Red-Haired Thomas at The Ohio

One can imagine that economic and real estate troubles are on the top of playwright Robert Lyons’ mind. With the impending demise of his much-beloved Ohio Theatre in Soho, it shouldn’t be surprising to learn that he’s got a lot to say about the economy, real estate, injustice, the slings and arrows of outrageous fortune, etc. etc. One can imagine the playwright conjuring a mythical, god-like Thomas Jefferson risen from the dead and addressing a modern audience with the following angry monologue:

Imagine: The Revolutionary War is over. The British are defeated. Imagine you are a soldier, a veteran. You’ve done some things on the battlefield that you’d just as soon forget. But you did them, because you loved your country. And you believed in freedom. You were paid in government securities, but you heard that the U.S Treasury is broke. They have no currency. What good is a government security? You can’t cash it at the grocery store. So when a man in suit and tie offers you fifty cents on the dollar, you take it. What the hell: something is better than nothing.

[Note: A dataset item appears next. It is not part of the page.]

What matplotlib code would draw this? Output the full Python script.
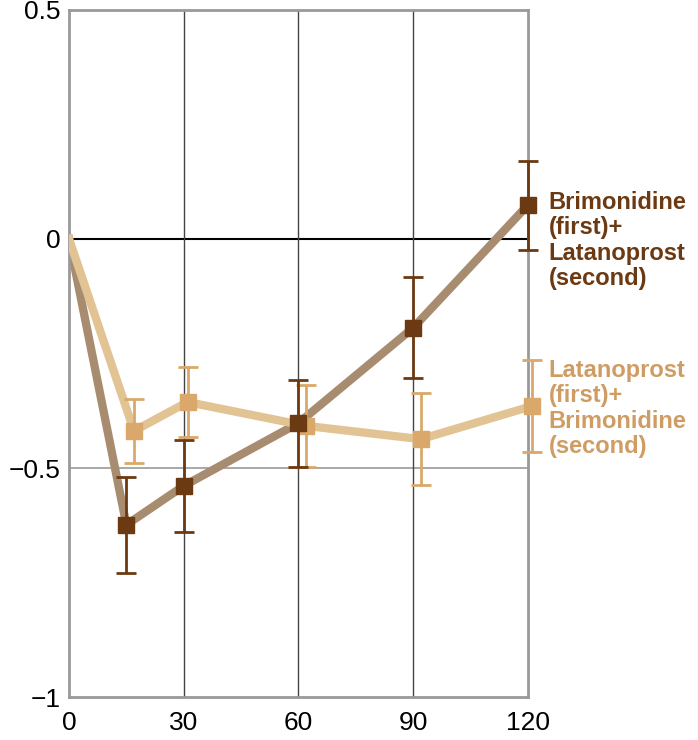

What you don’t know, but they do, is that Hamilton – the bastard-  has promised to honor their FULL value. The Bankers and investors are buying up the securities anticipating a tidy profit. You, the battle-worn veteran, will be cheated out of your just rewards by the money-men. Patriot soldiers fleeced by an army of speculators whose only loyalty is to their own profit margins. The promise of the American Revolution is falling into enemy hands. A complete betrayal of the spirit of 1776!

In my mind, I had imagined the national government as an exalted arena, where only the ablest, most intellectually talented officials would congregate. To see it overrun by an obnoxious collections of financiers and money changers. Men who did nothing but move paper around and adjust numbers. Men who make their living manipulating interest rates. The kind of social parasites Jesus himself drove from the temple! Land is the only true measure of wealth. What was the war, if not a battle for land?

This passionate but muddled speech about conflict, land, identity, future, idealism and democracy is emblematic of the entire production of Soho Think Tanks’ Red-Haired Thomas. The press release describes the show as:

Professional gambler Cliff has got it bad. His daughter doesn’t need him, his wife might leave him, and his newspaper vender Iftikhar, whose mother country is at war, just might kill him. Witness Cliff’s darkly comic, spiraling descent into a paranoid mythology of power-point presentations, rolls of quarters and hostage videos. Can our migraine-plagued redheaded founding father Thomas Jefferson save the day? Enter with caution into a desperation-filled dreamscape, where the sanest inhabitant may be Thomas Jefferson. (With songs.)

Ably directed by The Debate Society’s Oliver Butler, the production is amiable if flawed.  I saw it on the first night of previews and it was still a little rough around the edges – missed lighting cues,  strange line readings (missed lines?), weird timing, what seemed like some technical malfunctions. So I don’t think I saw the play as it is now, now that they’ve probably worked out the kinks.  It is a show that is trying to tackle a lot of ideas and a lot of story in only 80 minutes. Its a good effort but could probably use a little more time in development. Time they’d have had if the real estate moguls weren’t shutting down The Ohio.